Em uma passagem de olho, é possível identificar que a linha referente à mensagem source-quench pode ser comentada e desativada, visto que esse tipo de mensagem ICMP já possui o status deprecated (descontinuada).

Conclusão

A comparação dos resultados entre o Censo da Internet 2018 e outros mapeamentos de portas realizados anteriormente, demonstrou que muitos dispositivos filtram (bloqueiam) mensagens do protocolo ICMP, pois não responderam a mensagens Echo Request, mas estavam on-line pois respondem em portas TCP/UDP específicas. Isso permite concluir que essa é uma estratégia de segurança adotada em algumas redes.
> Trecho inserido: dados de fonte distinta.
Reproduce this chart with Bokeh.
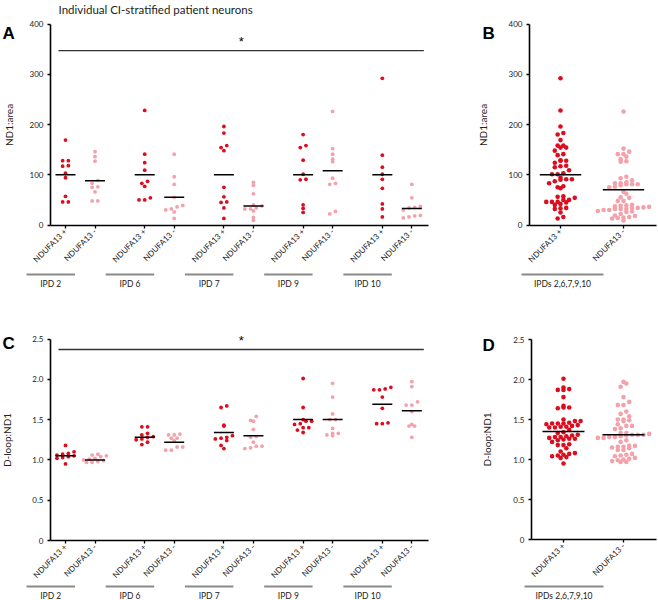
import math
import numpy as np
from bokeh.plotting import figure
from bokeh.layouts import column, row
from bokeh.models import Range1d, FixedTicker, NumeralTickFormatter
from bokeh.embed import file_html
from bokeh.resources import INLINE
from bokeh.core.properties import value

# ---------------- data ----------------
title_text = "Individual CI-stratified patient neurons"
groups = ["IPD 2", "IPD 6", "IPD 7", "IPD 9", "IPD 10"]
pooled_label = "IPDs 2,6,7,9,10"
cond_labels = ["NDUFA13 +", "NDUFA13 -"]
panel_letters = ["A", "B", "C", "D"]
area_label = "ND1:area"
dloop_label = "D-loop:ND1"

area_plus = [
    [169, 128, 128, 117, 118, 103, 94, 57, 46, 46],
    [228, 141, 124, 109, 83, 87, 77, 54, 50, 50],
    [196, 183, 154, 158, 148, 75, 56, 45, 46, 34, 13],
    [180, 154, 158, 129, 101, 90, 91, 40, 33, 25],
    [292, 139, 115, 101, 91, 73, 42, 32, 16],
]
area_minus = [
    [136, 146, 127, 89, 83, 75, 76, 66, 48, 48],
    [141, 96, 81, 55, 39, 36, 32, 30, 26, 13],
    [79, 85, 62, 32, 28, 38, 40, 34, 32, 9, 15],
    [226, 152, 141, 131, 126, 93, 83, 81, 27, 22],
    [81, 54, 37, 35, 34, 30, 19, 18, 16, 14],
]
area_plus_mean = [100, 100, 100, 100, 100]
area_minus_mean = [88, 55, 38, 108, 33]
area_pooled_mean = [100, 70]

dloop_plus = [
    [1.18, 1.10, 1.08, 1.07, 1.06, 1.05, 1.04, 1.03, 1.02, 0.95],
    [1.41, 1.41, 1.33, 1.31, 1.29, 1.28, 1.26, 1.25, 1.22, 1.19],
    [1.67, 1.65, 1.43, 1.42, 1.30, 1.28, 1.27, 1.26, 1.24, 1.18, 1.14],
    [2.01, 1.65, 1.50, 1.48, 1.48, 1.45, 1.44, 1.40, 1.40, 1.37, 1.34],
    [1.90, 1.88, 1.87, 1.87, 1.78, 1.64, 1.46, 1.45, 1.45],
]
dloop_minus = [
    [1.07, 1.06, 1.05, 1.04, 1.02, 1.01, 1.00, 0.99, 0.98, 0.97, 0.97],
    [1.32, 1.31, 1.31, 1.27, 1.27, 1.24, 1.16, 1.16, 1.12, 1.12],
    [1.54, 1.49, 1.48, 1.38, 1.29, 1.28, 1.22, 1.17, 1.17, 1.15, 1.14],
    [1.95, 1.78, 1.57, 1.50, 1.50, 1.39, 1.33, 1.33, 1.31, 1.30],
    [1.97, 1.91, 1.72, 1.68, 1.68, 1.60, 1.44, 1.42, 1.42, 1.28],
]
dloop_plus_mean = [1.05, 1.28, 1.34, 1.50, 1.69]
dloop_minus_mean = [1.00, 1.22, 1.30, 1.50, 1.61]
dloop_pooled_mean = [1.35, 1.31]

area_yticks = [0, 100, 200, 300, 400]
dloop_yticks = [0, 0.5, 1.0, 1.5, 2.0, 2.5]
dloop_ytick_labels = ["0", "0.5", "1.0", "1.5", "2.0", "2.5"]

area_sig = 347      # significance bar level (panel A)
dloop_sig = 2.37    # significance bar level (panel C)

# ---------------- style ----------------
RED = "#dc0d1f"
PINK = "#f3a2ab"
FONT = "Lato"
TXT = "#222222"
GROUP_STEP = 2.685

plus_pos = [round(g * GROUP_STEP, 3) for g in range(len(groups))]
minus_pos = [round(x + 1, 3) for x in plus_pos]


class Panel:
    """A figure whose frame covers its whole canvas; px <-> data helpers.
    X/Y are page pixel positions (page origin at top-left)."""

    def __init__(self, cx0, cy0, W, H, X0, xppu, Y0, yppu):
        self.cx0, self.cy0, self.W, self.H = cx0, cy0, W, H
        self.X0, self.xppu, self.Y0, self.yppu = X0, xppu, Y0, yppu
        xr = Range1d(self.dx(cx0), self.dx(cx0 + W))
        yr = Range1d(self.dy(cy0 + H), self.dy(cy0))
        p = figure(width=W, height=H, x_range=xr, y_range=yr,
                   min_border=0, min_border_left=0, min_border_right=0,
                   min_border_top=0, min_border_bottom=0,
                   toolbar_location=None, tools="", output_backend="svg")
        p.grid.visible = False
        p.outline_line_color = None
        p.background_fill_color = "white"
        p.border_fill_color = "white"
        self.p = p

    def dx(self, X):
        return (X - self.X0) / self.xppu

    def dy(self, Y):
        return (self.Y0 - Y) / self.yppu

    def text(self, X, Y, txt, size, font=FONT, style="normal", align="left",
             baseline="alphabetic", color=TXT):
        self.p.text(x=[self.dx(X)], y=[self.dy(Y)], text=[txt],
                    text_font=value(font), text_font_size=value(size),
                    text_font_style=style, text_align=align,
                    text_baseline=baseline, text_color=color)


def style_axes(P, yaxis_X, xaxis_end_X, ylabel, yticks, ybounds, ystandoff):
    p = P.p
    for ax in (p.xaxis[0], p.yaxis[0]):
        ax.axis_line_color = "black"
        ax.axis_line_width = 1.6
        ax.major_tick_line_color = "black"
        ax.major_tick_line_width = 1.3
        ax.major_tick_in = 0
        ax.major_tick_out = 3
        ax.minor_tick_line_color = None
        ax.major_label_text_font = FONT
        ax.major_label_text_font_size = "8px"
        ax.major_label_text_color = TXT
    ya = p.yaxis[0]
    ya.fixed_location = P.dx(yaxis_X)
    ya.ticker = FixedTicker(ticks=yticks)
    ya.bounds = ybounds
    ya.major_label_standoff = 4
    ya.axis_label = ylabel
    ya.axis_label_text_font = FONT
    ya.axis_label_text_font_size = "10px"
    ya.axis_label_text_font_style = "normal"
    ya.axis_label_text_color = TXT
    ya.axis_label_standoff = ystandoff
    xa = p.xaxis[0]
    xa.fixed_location = 0
    xa.bounds = (P.dx(yaxis_X), P.dx(xaxis_end_X))
    xa.major_label_orientation = math.pi / 4
    xa.major_label_standoff = 2


def swarm(vals, y_ppu, row_px, col_px):
    v = np.asarray(vals, dtype=float)
    rows = np.floor(v * y_ppu / row_px).astype(int)
    off = np.zeros(len(v))
    for r in np.unique(rows):
        idx = np.where(rows == r)[0]
        idx = idx[np.argsort(v[idx], kind="stable")]
        n = len(idx)
        for k, i in enumerate(idx):
            off[i] = (k - (n - 1) / 2.0) * col_px
    return off


def group_marks(P, plus_list, minus_list, names, line_Y, text_Y):
    x0 = [pp - 39.0 / P.xppu for pp in plus_list]
    x1 = [mm - 20.0 / P.xppu for mm in minus_list]
    ly = P.dy(line_Y)
    P.p.segment(x0=x0, x1=x1, y0=[ly] * len(x0), y1=[ly] * len(x0),
                line_color="#8a8a8a", line_width=2)
    P.p.text(x=[(a + b) / 2 for a, b in zip(x0, x1)], y=[P.dy(text_Y)] * len(x0),
             text=names, text_align="center", text_baseline="middle",
             text_font=value(FONT), text_font_size=value("8.5px"), text_color=TXT)


def per_group_panel(P, plus_vals, minus_vals, plus_mean, minus_mean, sig_y, star_Y):
    p = P.p
    xs, ys, cs = [], [], []
    for g in range(len(groups)):
        for pos, vals, col in ((plus_pos[g], plus_vals[g], RED),
                               (minus_pos[g], minus_vals[g], PINK)):
            off = swarm(vals, P.yppu, 5.0, 5.7) / P.xppu
            xs += list(pos + off)
            ys += list(vals)
            cs += [col] * len(vals)
    p.scatter(xs, ys, size=3.8, fill_color=cs, line_color=None)
    hw = 10.0 / P.xppu
    mx = plus_pos + minus_pos
    my = plus_mean + minus_mean
    p.segment(x0=[x - hw for x in mx], x1=[x + hw for x in mx], y0=my, y1=my,
              line_color="black", line_width=1.5)
    x0 = plus_pos[0] - 7.0 / P.xppu
    x1 = minus_pos[-1] + 12.0 / P.xppu
    p.segment(x0=[x0], x1=[x1], y0=[sig_y], y1=[sig_y], line_color="#333333",
              line_width=1.3)
    p.text(x=[(x0 + x1) / 2], y=[P.dy(star_Y)], text=["*"], text_align="center",
           text_baseline="middle", text_font=value("Liberation Sans"),
           text_font_size=value("13px"), text_color="black")
    ticks, labels = [], {}
    for g in range(len(groups)):
        ticks += [plus_pos[g], minus_pos[g]]
        labels[plus_pos[g]] = cond_labels[0]
        labels[minus_pos[g]] = cond_labels[1]
    p.xaxis[0].ticker = FixedTicker(ticks=sorted(ticks))
    p.xaxis[0].major_label_overrides = labels


def pooled_panel(P, plus_vals, minus_vals, means, bar_px):
    p = P.p
    allp = [v for g in plus_vals for v in g]
    allm = [v for g in minus_vals for v in g]
    for pos, vals, col in ((0, allp, RED), (1, allm, PINK)):
        off = swarm(vals, P.yppu, 4.6, 5.7) / P.xppu
        p.scatter(list(pos + off), vals, size=4.6, fill_color=col, line_color=None)
    hw = bar_px / P.xppu
    p.segment(x0=[0 - hw, 1 - hw], x1=[0 + hw, 1 + hw], y0=means, y1=means,
              line_color="black", line_width=1.5)
    p.xaxis[0].ticker = FixedTicker(ticks=[0, 1])
    p.xaxis[0].major_label_overrides = {0: cond_labels[0], 1: cond_labels[1]}


def letter(P, X, Y, txt):
    P.text(X, Y, txt, "17px", font="Liberation Sans", style="bold", color="black")


# ---------- Panel A ----------
A = Panel(0, 0, 470, 300, 65.0, 29.5, 224.5, 0.5025)
style_axes(A, 50, 428, area_label, area_yticks, (0, 400), 12)
per_group_panel(A, area_plus, area_minus, area_plus_mean, area_minus_mean,
                area_sig, 40.5)
group_marks(A, plus_pos, minus_pos, groups, 274, 283)
A.text(58, 2, title_text, "11.5px", baseline="top")
letter(A, 2, 33, panel_letters[0])

# ---------- Panel B ----------
B = Panel(470, 0, 188, 300, 560.0, 63.0, 224.5, 0.5025)
style_axes(B, 529, 656, area_label, area_yticks, (0, 400), 17)
pooled_panel(B, area_plus, area_minus, area_pooled_mean, 20.7)
group_marks(B, [0], [1], [pooled_label], 274, 283)
letter(B, 482, 33, panel_letters[1])

# ---------- Panel C ----------
C = Panel(0, 300, 470, 300, 65.0, 29.5, 540.0, 80.6)
style_axes(C, 50, 428, dloop_label, dloop_yticks, (0, 2.5), 16)
C.p.yaxis[0].formatter = NumeralTickFormatter(format="0.0")
C.p.yaxis[0].major_label_overrides = dict(zip(dloop_yticks, dloop_ytick_labels))
per_group_panel(C, dloop_plus, dloop_minus, dloop_plus_mean, dloop_minus_mean,
                dloop_sig, 339.5)
group_marks(C, plus_pos, minus_pos, groups, 586, 595)
letter(C, 2, 343, panel_letters[2])

# ---------- Panel D ----------
D = Panel(470, 300, 188, 300, 563.0, 60.0, 539.0, 80.0)
style_axes(D, 531, 656, dloop_label, dloop_yticks, (0, 2.5), 17)
D.p.yaxis[0].formatter = NumeralTickFormatter(format="0.0")
D.p.yaxis[0].major_label_overrides = dict(zip(dloop_yticks, dloop_ytick_labels))
pooled_panel(D, dloop_plus, dloop_minus, dloop_pooled_mean, 21.0)
group_marks(D, [0], [1], [pooled_label], 586, 595)
letter(D, 482, 345, panel_letters[3])

layout = column(row(A.p, B.p), row(C.p, D.p))
open("out.html", "w").write(file_html(layout, INLINE))
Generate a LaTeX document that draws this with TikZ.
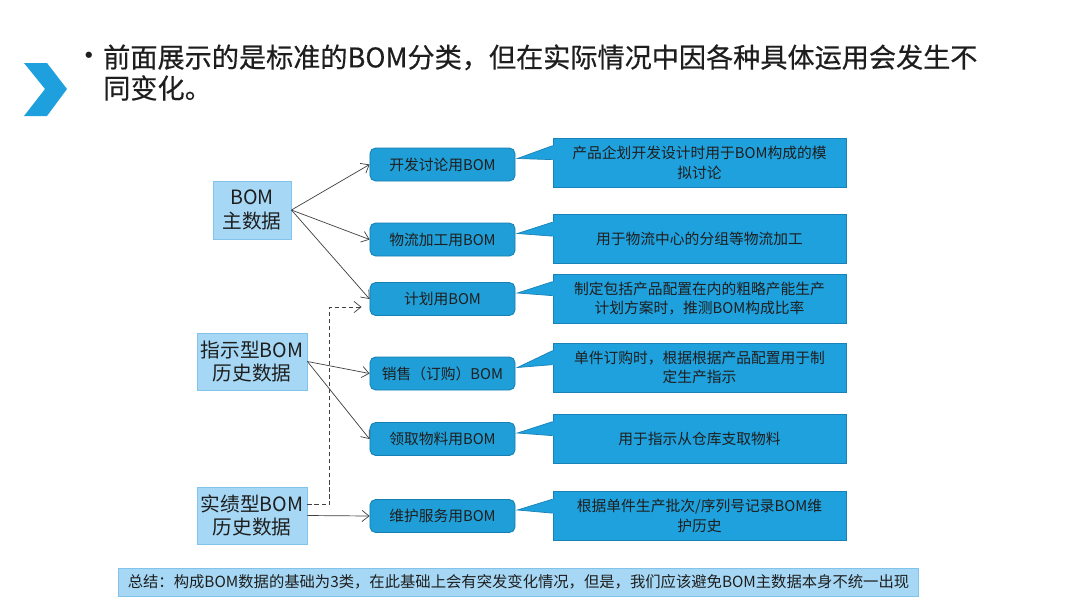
\documentclass[tikz,border=0pt]{standalone}
\usepackage{fontspec}
\setmainfont{Noto Sans CJK SC}
\newfontfamily\headfont[FakeBold=0.4]{Noto Sans CJK SC}
\usepackage{xcolor}
\usepackage{tikz}
\usetikzlibrary{arrows.meta,calc}

\definecolor{chevblue}{RGB}{30,160,222}
\definecolor{midblue}{RGB}{31,158,215}
\definecolor{midline}{RGB}{22,128,180}
\definecolor{notefill}{RGB}{30,161,221}
\definecolor{noteline}{RGB}{25,130,185}
\definecolor{lightfill}{RGB}{166,216,245}
\definecolor{lightline}{RGB}{130,195,235}
\definecolor{txt}{RGB}{30,30,30}

\begin{document}
\begin{tikzpicture}[x=0.025cm, y=-0.025cm,
    srcbox/.style={draw=lightline, fill=lightfill, line width=0.6pt, inner sep=0pt,
        align=center, font=\fontsize{14}{17}\selectfont, text=txt},
    usebox/.style={draw=midline, fill=midblue, rounded corners=4pt, line width=0.6pt,
        minimum width=3.625cm, minimum height=0.825cm, inner sep=0pt,
        font=\fontsize{10.5}{13}\selectfont, text=txt},
    notebox/.style={draw=noteline, fill=notefill, line width=0.5pt,
        minimum width=7.325cm, minimum height=1.225cm, inner sep=0pt,
        align=center, font=\fontsize{10.5}{14}\selectfont, text=txt},
    link/.style={draw=black!75, line width=0.5pt, ->},
    >={Straight Barb[length=5pt,width=8pt]}]

    \fill[white] (0,0) rectangle (1080,608);
    \useasboundingbox (0,0) rectangle (1080,608);

    % Header
    \fill[chevblue] (24,63) -- (47,63) -- (67,89) -- (47,116) -- (24,116) -- (45,89) -- cycle;
    \node[text=txt, font=\fontsize{21}{21}\selectfont] (bullet) at (89,59) {\textbullet};
    \node[anchor=west, inner sep=0pt, align=left, text=txt,
        font=\headfont\fontsize{19.3}{22}\selectfont] (title) at (103,72.5)
        {前面展示的是标准的BOM分类，但在实际情况中因各种具体运用会发生不\\同变化。};

    % Source data
    \node[srcbox, minimum width=1.95cm, minimum height=1.45cm] (bommain) at (252,210) {BOM\\主数据};
    \node[srcbox, minimum width=2.75cm, minimum height=1.425cm] (instr) at (252,361.5) {指示型BOM\\历史数据};
    \node[srcbox, minimum width=2.75cm, minimum height=1.425cm] (actual) at (252,515.5) {实绩型BOM\\历史数据};

    % BOM uses
    \node[usebox] (devbom) at (442.5,164.5) {开发讨论用BOM};
    \node[usebox] (logbom) at (442.5,239.5) {物流加工用BOM};
    \node[usebox] (planbom) at (442.5,299) {计划用BOM};
    \node[usebox] (salebom) at (442.5,373.5) {销售（订购）BOM};
    \node[usebox] (pickbom) at (442.5,439) {领取物料用BOM};
    \node[usebox] (servbom) at (442.5,516) {维护服务用BOM};

    % Notes
    \node[notebox] (devnote) at (699.5,162.5) {产品企划开发设计时用于BOM构成的模\\拟讨论};
    \node[notebox] (lognote) at (699.5,239) {用于物流中心的分组等物流加工};
    \node[notebox] (plannote) at (699.5,298.5) {制定包括产品配置在内的粗略产能生产\\计划方案时，推测BOM构成比率};
    \node[notebox] (salenote) at (699.5,367.5) {单件订购时，根据根据产品配置用于制\\定生产指示};
    \node[notebox] (picknote) at (699.5,438.5) {用于指示从仓库支取物料};
    \node[notebox] (servnote) at (699.5,516) {根据单件生产批次/序列号记录BOM维\\护历史};

    % Callout pointers
    \foreach \m/\n in {devbom/devnote, logbom/lognote, planbom/plannote,
                       salebom/salenote, pickbom/picknote, servbom/servnote} {
        \fill[notefill] ($(\n.north west)+(0,8)$) -- ($(\m.east)+(2,-6)$)
            -- ($(\n.north west)+(0,22)$) -- ++(2,0) -- ++(0,-14) -- cycle;
        \draw[noteline, line width=0.5pt] ($(\n.north west)+(0,8)$)
            -- ($(\m.east)+(2,-6)$) -- ($(\n.north west)+(0,22)$);
    }

    % Links
    \draw[link] (bommain.east) -- (devbom.west);
    \draw[link] (bommain.east) -- (logbom.west);
    \draw[link] (bommain.east) -- (planbom.west);
    \draw[link] (instr.east) -- (salebom.west);
    \draw[link] (instr.east) -- (pickbom.west);
    \draw[link] (actual.east) -- (servbom.west);
    \draw[link, dash pattern=on 3pt off 2pt] ([yshift=0.27cm]actual.east) -- ++(22,0)
        |- ([xshift=-0.2cm, yshift=-0.2cm]planbom.west);

    % Summary
    \node[draw=lightline, fill=lightfill, line width=0.6pt, minimum width=19.975cm,
        minimum height=0.7cm, inner sep=0pt, text=txt,
        font=\fontsize{10.9}{13}\selectfont] (summary) at (518.5,582)
        {总结：构成BOM数据的基础为3类，在此基础上会有突发变化情况，但是，我们应该避免BOM主数据本身不统一出现};
\end{tikzpicture}
\end{document}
O ICMP é um protocolo da camada de rede e tem várias funções. No nosso ponto de vista, filtrar ICMP sem critério pode trazer muitos problemas, sem a contrapartida de agregar camada de segurança.

Manter o sistemas e serviços atualizados é uma abordagem mais eficiente do que aplicar filtros sem critérios e objetivos específicos. 

Obscuridade não é uma camada de segurança. Segmentação e segregação por meio de VLAN e DMZ são alternativas mais interessantes.

Em regra, os bloqueios e autorizações no firewall se dão em nível de porta (aplicações) e de origens. Relações de confiança pré-estabelecidas e análise reputacional são pontos a serem considerados nas regras de bloqueio ou de autorização com base na origem do tráfego.

Segurança deve ser pensada em camadas e em dificuldade por profundidade, a depender da criticidade da informação. Existe uma gama de soluções maduras e livres: criptografia, firewall, firewall de aplicação, IPS, IDS, SIEM, honeypot, blacklist, anti vírus, etc. O sucesso está na integração dessas tecnologias e no monitoramento contínuo.

É sempre aconselhável adotar uma abordagem ponderada ao se optar por bloqueios genéricos e abrangentes, pois tendem a afetar tráfego legítimo. Bloquear o ICMP em sua totalidade provavelmente não é a melhor implementação, sobretudo porque pode ser prejudicial ao pleno funcionamento da rede. Além disso, é possível fazer um ajuste fino dos filtros ICMP.